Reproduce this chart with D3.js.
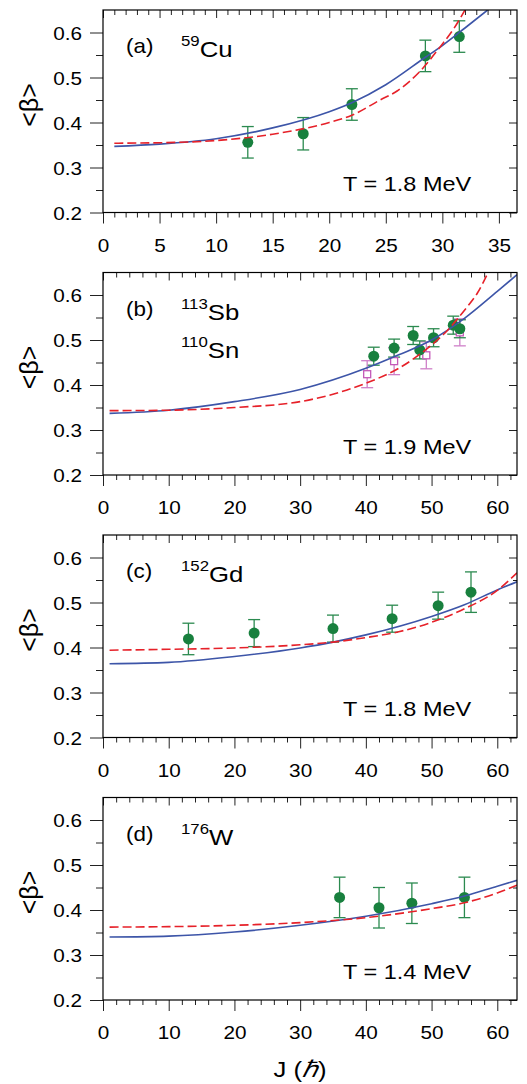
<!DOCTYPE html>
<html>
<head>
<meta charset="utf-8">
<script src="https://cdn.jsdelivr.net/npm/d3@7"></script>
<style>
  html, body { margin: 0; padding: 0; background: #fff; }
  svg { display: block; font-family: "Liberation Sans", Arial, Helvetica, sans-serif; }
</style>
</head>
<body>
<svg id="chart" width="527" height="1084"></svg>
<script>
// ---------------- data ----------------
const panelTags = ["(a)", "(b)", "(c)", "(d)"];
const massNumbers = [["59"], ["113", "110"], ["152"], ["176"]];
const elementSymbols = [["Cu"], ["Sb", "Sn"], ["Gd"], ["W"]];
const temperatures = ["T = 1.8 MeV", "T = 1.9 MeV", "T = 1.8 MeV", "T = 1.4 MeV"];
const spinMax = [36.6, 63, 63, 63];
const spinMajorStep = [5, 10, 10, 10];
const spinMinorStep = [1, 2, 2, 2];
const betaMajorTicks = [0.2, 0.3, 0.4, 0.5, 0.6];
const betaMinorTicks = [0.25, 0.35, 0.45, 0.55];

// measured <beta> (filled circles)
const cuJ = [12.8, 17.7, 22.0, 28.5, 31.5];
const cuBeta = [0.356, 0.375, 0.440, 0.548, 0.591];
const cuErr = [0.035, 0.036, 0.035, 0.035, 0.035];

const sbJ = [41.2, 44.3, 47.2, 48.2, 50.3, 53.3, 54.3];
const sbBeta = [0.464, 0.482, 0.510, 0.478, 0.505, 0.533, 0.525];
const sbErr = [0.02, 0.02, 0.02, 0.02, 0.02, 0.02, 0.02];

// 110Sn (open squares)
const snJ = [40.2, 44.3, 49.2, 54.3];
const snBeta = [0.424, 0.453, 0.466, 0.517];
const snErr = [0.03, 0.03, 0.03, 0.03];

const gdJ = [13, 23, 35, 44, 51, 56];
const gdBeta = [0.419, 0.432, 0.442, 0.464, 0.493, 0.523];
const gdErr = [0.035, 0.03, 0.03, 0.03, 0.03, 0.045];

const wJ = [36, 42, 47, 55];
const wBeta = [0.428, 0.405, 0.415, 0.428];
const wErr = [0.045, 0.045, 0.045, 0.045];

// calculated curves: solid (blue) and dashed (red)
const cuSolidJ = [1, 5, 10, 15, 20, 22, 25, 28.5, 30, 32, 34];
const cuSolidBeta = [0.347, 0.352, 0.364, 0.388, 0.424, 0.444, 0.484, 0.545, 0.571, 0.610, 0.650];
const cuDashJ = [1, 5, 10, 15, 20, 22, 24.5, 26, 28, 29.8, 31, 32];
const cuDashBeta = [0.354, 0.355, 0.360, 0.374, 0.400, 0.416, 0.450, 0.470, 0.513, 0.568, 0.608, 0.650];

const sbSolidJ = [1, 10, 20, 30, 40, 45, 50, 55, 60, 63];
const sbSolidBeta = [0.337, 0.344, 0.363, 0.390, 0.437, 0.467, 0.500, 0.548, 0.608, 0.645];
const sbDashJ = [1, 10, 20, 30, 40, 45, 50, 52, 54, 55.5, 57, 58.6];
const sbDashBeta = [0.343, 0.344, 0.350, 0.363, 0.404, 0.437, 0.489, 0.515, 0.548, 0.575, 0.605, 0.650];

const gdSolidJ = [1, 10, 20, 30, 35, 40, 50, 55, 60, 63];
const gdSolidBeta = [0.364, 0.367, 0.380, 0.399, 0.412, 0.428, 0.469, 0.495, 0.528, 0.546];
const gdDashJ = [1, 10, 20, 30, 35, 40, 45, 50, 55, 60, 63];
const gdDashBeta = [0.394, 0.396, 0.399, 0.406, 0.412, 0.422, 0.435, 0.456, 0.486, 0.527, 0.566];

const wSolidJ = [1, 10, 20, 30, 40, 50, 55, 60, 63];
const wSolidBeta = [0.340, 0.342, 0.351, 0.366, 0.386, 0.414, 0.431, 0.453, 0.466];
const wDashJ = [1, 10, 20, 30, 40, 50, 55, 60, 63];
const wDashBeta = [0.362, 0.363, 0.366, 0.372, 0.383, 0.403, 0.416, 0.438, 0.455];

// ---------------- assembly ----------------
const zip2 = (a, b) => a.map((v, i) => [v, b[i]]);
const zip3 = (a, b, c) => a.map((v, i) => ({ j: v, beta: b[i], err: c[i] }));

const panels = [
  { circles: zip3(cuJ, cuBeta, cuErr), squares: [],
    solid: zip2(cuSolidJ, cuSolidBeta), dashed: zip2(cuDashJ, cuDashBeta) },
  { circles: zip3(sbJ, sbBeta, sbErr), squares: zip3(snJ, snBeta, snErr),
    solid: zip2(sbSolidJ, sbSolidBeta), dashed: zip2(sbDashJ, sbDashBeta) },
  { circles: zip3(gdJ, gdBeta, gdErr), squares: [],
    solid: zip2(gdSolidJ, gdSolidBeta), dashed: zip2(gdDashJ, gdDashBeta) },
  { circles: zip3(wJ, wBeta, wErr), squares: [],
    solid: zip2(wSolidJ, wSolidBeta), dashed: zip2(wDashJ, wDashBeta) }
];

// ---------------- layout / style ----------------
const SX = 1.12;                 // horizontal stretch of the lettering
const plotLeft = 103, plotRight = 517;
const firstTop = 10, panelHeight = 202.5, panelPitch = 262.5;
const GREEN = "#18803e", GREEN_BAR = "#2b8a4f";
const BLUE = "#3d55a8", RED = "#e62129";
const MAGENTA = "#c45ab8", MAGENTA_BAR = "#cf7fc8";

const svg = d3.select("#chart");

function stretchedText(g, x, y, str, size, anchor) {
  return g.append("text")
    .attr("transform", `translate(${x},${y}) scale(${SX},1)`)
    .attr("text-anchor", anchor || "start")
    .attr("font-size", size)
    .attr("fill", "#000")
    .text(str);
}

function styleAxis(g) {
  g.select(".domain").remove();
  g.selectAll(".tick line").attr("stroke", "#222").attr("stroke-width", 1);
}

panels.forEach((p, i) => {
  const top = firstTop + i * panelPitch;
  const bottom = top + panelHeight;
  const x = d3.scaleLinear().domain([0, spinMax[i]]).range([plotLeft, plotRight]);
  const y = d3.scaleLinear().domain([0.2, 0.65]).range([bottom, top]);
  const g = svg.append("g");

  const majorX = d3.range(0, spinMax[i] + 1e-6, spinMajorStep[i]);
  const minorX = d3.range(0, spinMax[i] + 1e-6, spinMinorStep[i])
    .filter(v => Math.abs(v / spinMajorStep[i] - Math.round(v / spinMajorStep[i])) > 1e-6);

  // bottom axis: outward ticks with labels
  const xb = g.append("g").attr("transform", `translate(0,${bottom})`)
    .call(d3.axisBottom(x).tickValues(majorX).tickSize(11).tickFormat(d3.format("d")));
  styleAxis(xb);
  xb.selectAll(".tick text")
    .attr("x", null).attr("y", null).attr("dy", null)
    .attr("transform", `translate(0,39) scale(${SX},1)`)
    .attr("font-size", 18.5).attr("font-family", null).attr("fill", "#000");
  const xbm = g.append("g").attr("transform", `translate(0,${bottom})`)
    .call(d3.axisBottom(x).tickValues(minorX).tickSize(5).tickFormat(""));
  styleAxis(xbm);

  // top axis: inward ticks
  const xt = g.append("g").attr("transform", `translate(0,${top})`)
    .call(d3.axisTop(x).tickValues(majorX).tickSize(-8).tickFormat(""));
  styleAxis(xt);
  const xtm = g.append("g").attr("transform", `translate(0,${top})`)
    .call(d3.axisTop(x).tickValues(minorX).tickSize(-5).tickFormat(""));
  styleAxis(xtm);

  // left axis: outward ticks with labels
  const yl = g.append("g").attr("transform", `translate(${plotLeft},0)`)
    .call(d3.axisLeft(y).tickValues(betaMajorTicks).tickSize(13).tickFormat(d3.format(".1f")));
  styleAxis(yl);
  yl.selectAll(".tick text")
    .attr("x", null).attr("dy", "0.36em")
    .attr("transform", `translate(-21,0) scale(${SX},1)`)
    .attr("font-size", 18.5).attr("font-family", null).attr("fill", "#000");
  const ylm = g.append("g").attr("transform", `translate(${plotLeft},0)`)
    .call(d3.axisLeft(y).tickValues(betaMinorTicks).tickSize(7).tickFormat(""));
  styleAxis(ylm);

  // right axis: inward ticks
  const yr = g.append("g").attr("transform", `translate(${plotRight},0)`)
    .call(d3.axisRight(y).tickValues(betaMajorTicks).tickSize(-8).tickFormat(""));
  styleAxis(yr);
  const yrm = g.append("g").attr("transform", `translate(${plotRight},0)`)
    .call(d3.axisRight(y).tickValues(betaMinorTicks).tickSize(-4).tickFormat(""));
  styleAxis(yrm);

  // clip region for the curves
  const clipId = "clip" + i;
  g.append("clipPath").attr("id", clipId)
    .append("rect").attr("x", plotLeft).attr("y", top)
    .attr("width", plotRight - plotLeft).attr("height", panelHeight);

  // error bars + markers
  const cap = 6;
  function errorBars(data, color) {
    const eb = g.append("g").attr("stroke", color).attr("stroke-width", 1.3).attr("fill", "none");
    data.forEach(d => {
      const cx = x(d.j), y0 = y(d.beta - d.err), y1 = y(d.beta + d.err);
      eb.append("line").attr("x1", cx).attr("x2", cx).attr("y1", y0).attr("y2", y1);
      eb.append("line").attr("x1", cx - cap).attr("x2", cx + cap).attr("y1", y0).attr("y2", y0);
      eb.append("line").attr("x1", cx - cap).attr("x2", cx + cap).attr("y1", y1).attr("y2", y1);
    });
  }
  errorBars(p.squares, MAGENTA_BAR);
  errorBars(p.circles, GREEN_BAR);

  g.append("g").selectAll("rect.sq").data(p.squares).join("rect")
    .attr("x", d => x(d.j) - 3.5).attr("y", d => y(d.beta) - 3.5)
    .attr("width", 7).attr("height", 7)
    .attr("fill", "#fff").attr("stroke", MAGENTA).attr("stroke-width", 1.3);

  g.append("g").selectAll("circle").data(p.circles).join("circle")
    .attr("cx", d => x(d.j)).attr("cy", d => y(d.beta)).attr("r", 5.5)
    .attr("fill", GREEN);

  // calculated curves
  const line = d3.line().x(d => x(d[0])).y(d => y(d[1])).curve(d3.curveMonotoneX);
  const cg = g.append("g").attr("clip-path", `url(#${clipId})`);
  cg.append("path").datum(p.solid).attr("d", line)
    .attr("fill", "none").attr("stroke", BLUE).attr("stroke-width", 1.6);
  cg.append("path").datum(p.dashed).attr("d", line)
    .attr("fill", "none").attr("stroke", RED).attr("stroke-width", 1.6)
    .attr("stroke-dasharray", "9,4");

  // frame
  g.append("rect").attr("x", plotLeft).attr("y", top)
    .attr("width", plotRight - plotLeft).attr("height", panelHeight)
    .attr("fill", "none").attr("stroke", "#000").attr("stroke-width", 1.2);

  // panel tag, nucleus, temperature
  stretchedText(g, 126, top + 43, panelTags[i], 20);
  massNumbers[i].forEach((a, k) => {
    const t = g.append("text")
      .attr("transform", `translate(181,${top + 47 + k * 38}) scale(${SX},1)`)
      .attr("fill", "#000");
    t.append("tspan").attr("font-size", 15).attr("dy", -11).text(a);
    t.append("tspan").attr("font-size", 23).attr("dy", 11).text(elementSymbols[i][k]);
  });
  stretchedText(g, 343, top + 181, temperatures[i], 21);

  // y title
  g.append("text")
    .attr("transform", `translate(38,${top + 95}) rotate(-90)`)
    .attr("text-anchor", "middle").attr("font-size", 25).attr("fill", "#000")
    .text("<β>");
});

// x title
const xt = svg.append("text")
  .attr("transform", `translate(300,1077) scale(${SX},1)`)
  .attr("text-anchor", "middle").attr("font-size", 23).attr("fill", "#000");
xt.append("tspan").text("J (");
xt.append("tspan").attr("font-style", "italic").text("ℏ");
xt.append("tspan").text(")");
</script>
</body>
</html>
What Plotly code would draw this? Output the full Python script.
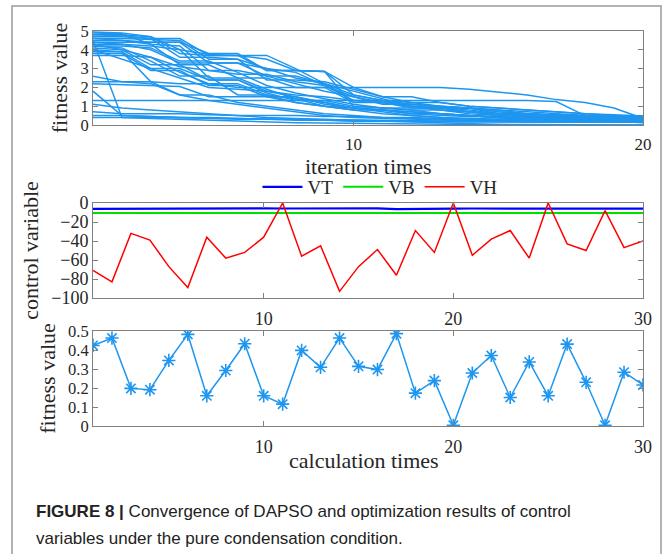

# # # # #

=== Written request ===
Print the entries as they stand, first line through the line holding "const cuErr = [0.035, 0.036, 0.035, 0.035, 0.035];", with every picture removed.

=== The result ===
Reproduce this chart with D3.js.
<!DOCTYPE html>
<html>
<head>
<meta charset="utf-8">
<script src="https://cdn.jsdelivr.net/npm/d3@7"></script>
<style>
  html, body { margin: 0; padding: 0; background: #fff; }
  svg { display: block; font-family: "Liberation Sans", Arial, Helvetica, sans-serif; }
</style>
</head>
<body>
<svg id="chart" width="527" height="1084"></svg>
<script>
// ---------------- data ----------------
const panelTags = ["(a)", "(b)", "(c)", "(d)"];
const massNumbers = [["59"], ["113", "110"], ["152"], ["176"]];
const elementSymbols = [["Cu"], ["Sb", "Sn"], ["Gd"], ["W"]];
const temperatures = ["T = 1.8 MeV", "T = 1.9 MeV", "T = 1.8 MeV", "T = 1.4 MeV"];
const spinMax = [36.6, 63, 63, 63];
const spinMajorStep = [5, 10, 10, 10];
const spinMinorStep = [1, 2, 2, 2];
const betaMajorTicks = [0.2, 0.3, 0.4, 0.5, 0.6];
const betaMinorTicks = [0.25, 0.35, 0.45, 0.55];

// measured <beta> (filled circles)
const cuJ = [12.8, 17.7, 22.0, 28.5, 31.5];
const cuBeta = [0.356, 0.375, 0.440, 0.548, 0.591];
const cuErr = [0.035, 0.036, 0.035, 0.035, 0.035];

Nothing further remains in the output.